El Niños are among the most influential events affecting weather conditions, driving devastating droughts in some regions and floods elsewhere that can kill hundreds of thousands combined. They also seem to be becoming more common, but only now do we have the long-term data to confirm this.
Every credible climate model agrees that extra greenhouse gasses warm the world. However, there are other matters where their results conflict. “Most models predict an increase in El Niño frequency with global warming, but not all agree,” University of Melbourne PhD student and lead author Mandy Freund told IFLScience. Adding to the confusion, climate scientists now recognize two types of El Ninos, beginning in the Eastern and Central Pacific respectively, that can affect many regions differently.
Confronted with this disagreement, the obvious thing to do is to see whether the last 30 years have had more El Niños than normal. Unfortunately, we lack the long-term records to know what normal is. Some weather events can be traced through their effects on tree growth, but it is difficult to identify past El Niños in this way and nearly impossible to distinguish the Central Pacific events from Eastern ones. The Pacific Ocean has no trees and, as Freund explained to IFLScience, nearby tropical forests most affected by these events don't have species that reveal seasonal variations through tree rings well.

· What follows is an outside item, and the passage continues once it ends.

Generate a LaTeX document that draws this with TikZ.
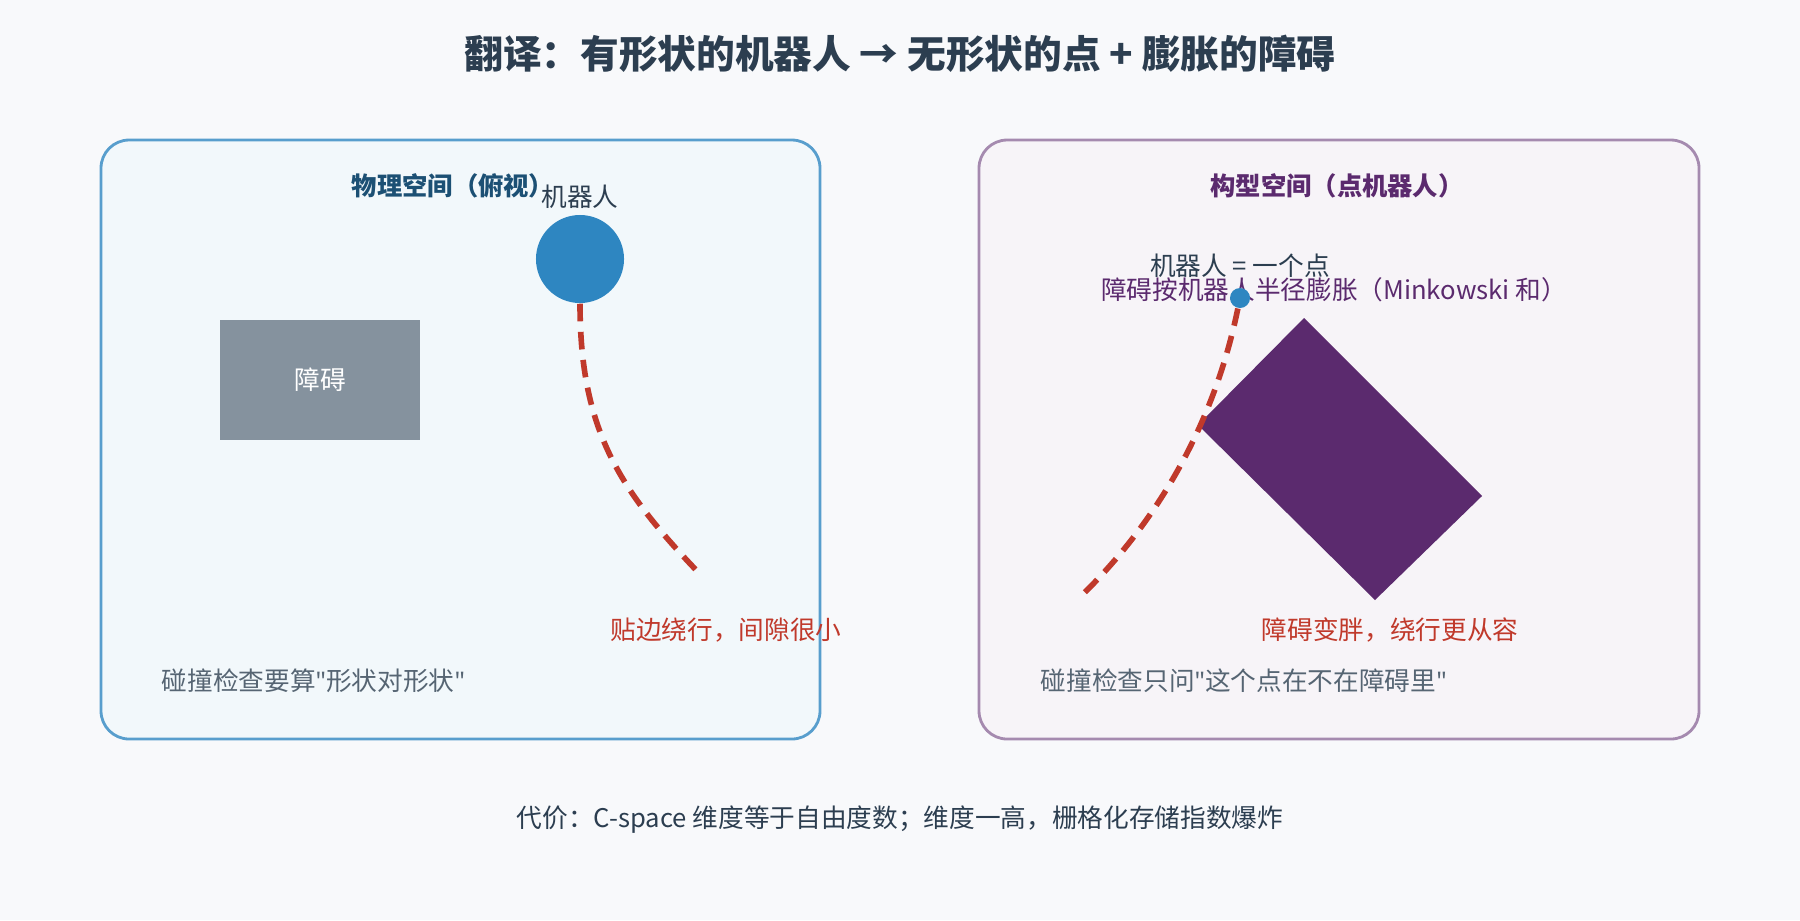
\documentclass[tikz,border=0pt]{standalone}
\usepackage{fontspec}
\setmainfont{Noto Sans CJK SC}
\newfontfamily\quotefont{Noto Sans}
\usepackage{tikz}
\usetikzlibrary{arrows,shapes}
\definecolor{bgc}{HTML}{F8F9FB}
\definecolor{ink}{HTML}{2C3E50}
\definecolor{robotblue}{HTML}{2E86C1}
\definecolor{obsgray}{HTML}{85929E}
\definecolor{obspurple}{HTML}{5B2A6E}
\definecolor{pathred}{HTML}{C0392B}
\newcommand{\qt}{{\quotefont\symbol{34}}}
\tikzstyle{panel} = [draw, rounded corners=8pt, line width=0.8pt]
\tikzstyle{heading} = [font=\fontsize{7.2}{8}\selectfont\bfseries, inner sep=0pt]
\tikzstyle{label} = [font=\fontsize{7.3}{8}\selectfont, inner sep=0pt]
\tikzstyle{path line} = [draw=pathred, line width=1.6pt, dash pattern=on 5pt off 3pt]
\begin{document}
\begin{tikzpicture}[x=0.01cm, y=-0.01cm]
\fill[bgc] (0,0) rectangle (1800,920);
\node[font=\fontsize{11}{12}\selectfont\bfseries, text=ink] (title) at (900,54) {翻译：有形状的机器人 → 无形状的点 + 膨胀的障碍};

% left panel: physical space
\draw[panel, draw=robotblue!80, fill=robotblue!6] (101,140) rectangle (820,739);
\node[heading, text=robotblue!60!black] (lefthead) at (453,186) {物理空间（俯视）};
\node[fill=obsgray, minimum width=2cm, minimum height=1.2cm, inner sep=0pt, font=\fontsize{7.3}{8}\selectfont, text=white] (obstacle) at (320,380) {障碍};
\node[circle, fill=robotblue, minimum size=0.88cm, inner sep=0pt] (robot) at (580,259) {};
\node[label, text=ink] (robotlabel) at (580,197) {机器人};
\coordinate (leftend) at (697,571);
\path[path line] (robot.south) .. controls (580,430) and (620,490) .. (leftend);
\node[label, text=pathred] (leftnote) at (726,630) {贴边绕行，间隙很小};
\node[label, text=ink!80, anchor=west] (leftcheck) at (161,681) {碰撞检查要算\qt 形状对形状\qt};

% right panel: configuration space
\draw[panel, draw=obspurple!55, fill=obspurple!5] (979,140) rectangle (1699,739);
\node[heading, text=obspurple] (righthead) at (1337,186) {构型空间（点机器人）};
\fill[obspurple] (1304,318) -- (1482,496) -- (1375,600) -- (1198,425) -- cycle;
\node[label, text=ink] (pointlabel) at (1240,266) {机器人 = 一个点};
\node[label, text=obspurple] (inflatelabel) at (1334,290) {障碍按机器人半径膨胀（Minkowski 和）};
\node[circle, fill=robotblue, minimum size=0.2cm, inner sep=0pt] (point) at (1240,298) {};
\coordinate (rightend) at (1079,598);
\path[path line] (point) .. controls (1215,420) and (1160,520) .. (rightend);
\node[label, text=pathred] (rightnote) at (1390,630) {障碍变胖，绕行更从容};
\node[label, text=ink!80, anchor=west] (rightcheck) at (1040,681) {碰撞检查只问\qt 这个点在不在障碍里\qt};

\node[label, text=ink] (cost) at (900,820) {代价：C-space 维度等于自由度数；维度一高，栅格化存储指数爆炸};
\end{tikzpicture}
\end{document}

So Freund turned to the Pacific's great resource: coral. Corals have growth rings like trees, with the isotopes deposited in them revealing information about sea temperatures and salinity in the area where they grow. Using data collected from coral cores at 27 sites around the great ocean, she trained an algorithm to recognize patterns that not only signify El Niños but to distinguish between the types based on the locations where anomalies appear first.
Once the algorithm could identify known El Niños, it was turned loose on earlier data to find earlier events. The cores Freund relied on go back 400 years. Although even older cores exist, Freund regards the coverage as too patchy to be reliable.
Freund's approach was considered unworkable by many scientists since the two El Niño types produce such subtle differences in coral composition. She had to work hard to get a team of climate and coral scientists on board to support her giving it a try.
Not only was Freund able to distinguish El Niños by type but she found that the last 30 years were unprecedented, with Central Pacific El Niños almost tripling in frequency, while fewer but more intense Eastern Pacific events occurred, Freund reports in Nature Geoscience.
"By understanding the past, we are better equipped to understand the future, especially in the context of climate change," Freund said in a statement.